2. Not Keeping Up With Your Budget on a Monthly Basis
One major pitfall that most budgeters find themselves in is the accountability trap. It’s easy to not hold yourself accountable for not keeping your budget updated, and it’s even easier to make excuses for spending money we don’t have on extra things at our favorite stores.
It’s imperative to your financial success that you keep up with your budget, and update it on a monthly basis. You need to hold yourself accountable for your own spending (and saving) and identify where you’re slipping up. Even a minor mistake can set you back several months if you don’t catch it until much later.
Make sure to update your budget every month. Set a reminder on your phone or on a budgeting app like Mint, so you’ll be constantly updated on your spending and how it’s affecting the success of your budgeting efforts. You can also work with a financial advisor or planner to get your budget under control (and they’ll help hold you accountable). If you’re on the west coast, you can learn more about the best financial advisors here.
3. Being Too Strict
Leisurely activities must be included in your budget. Life isn’t all about money, and missing out on experiences due to no “fun” budget can be impactful to both your mental health and your relationships.

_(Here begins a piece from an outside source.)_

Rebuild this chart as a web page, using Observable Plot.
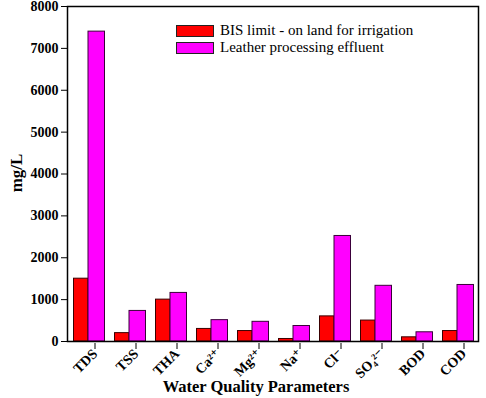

Make time and set aside money to go out to dinner, see a movie, or visit a favorite location (like sunny California or the beaches of the East Coast) so as to keep yourself motivated and happy.
While budgeting can create financial freedom, which is an important step in attaining happiness, it’s not everything. Be firm with yourself about what you spend money on, but don’t restrict yourself to no pleasure spending. This will likely have the opposite effect; causing you to resent budgeting and actually creating unhappiness.
Remember, saving money means nothing if you can’t enjoy your life with what you’ve saved. Don’t be too strict with your budget. Include some pleasure spending to keep your mental health intact.
4. Not Including Reducing Debt in Your Budget
Many people who create a budget simply include their monthly costs and don’t create any financial space in which to pay down debts. Paying down your debt is the most important step in obtaining that coveted financial independence that we all seek. Make no mistake; living debt-free is the new wealthy. Without debt, you can effectively reduce your monthly financial obligations and put more into savings.
When you create your budget, include resources to allocate to your debt balances. This includes credit cards, minor personal debts, etc. Even just a little bit every month can start whittling away at those large balances, and you’ll be able to see your progress each month and know you’re one step closer to your goals.
5. Forgetting Annual or Semi-Annual Costs
Did you forget about your property taxes in your budget, or any other annual/semi-annual costs? This can leave you scrambling when the due date arrives, stretching out or maximizing your budget to meet these sudden costs. A good way to avoid such surprises is to also include your yearly calendar in your budget planning.
With a bank statement, calendar, and budget app at your side, you’ll be fully aware of all of your expenses and able to account for each month accordingly. You may have higher expenses around tax time than usual, so it’s important to remember that you’ll need a more flexible budget during those months.
Budgeting is incredibly useful in any household or organization. Simply spending money and not keeping track of what you’re spending can spell disaster, and not chipping away at debt can leave you stranded with extra expenses in the future. Be sure to take the time to craft a meticulous budget, complete with all of your monthly expenses and any annual or semi-annual costs. The better your planning, the better your results will be.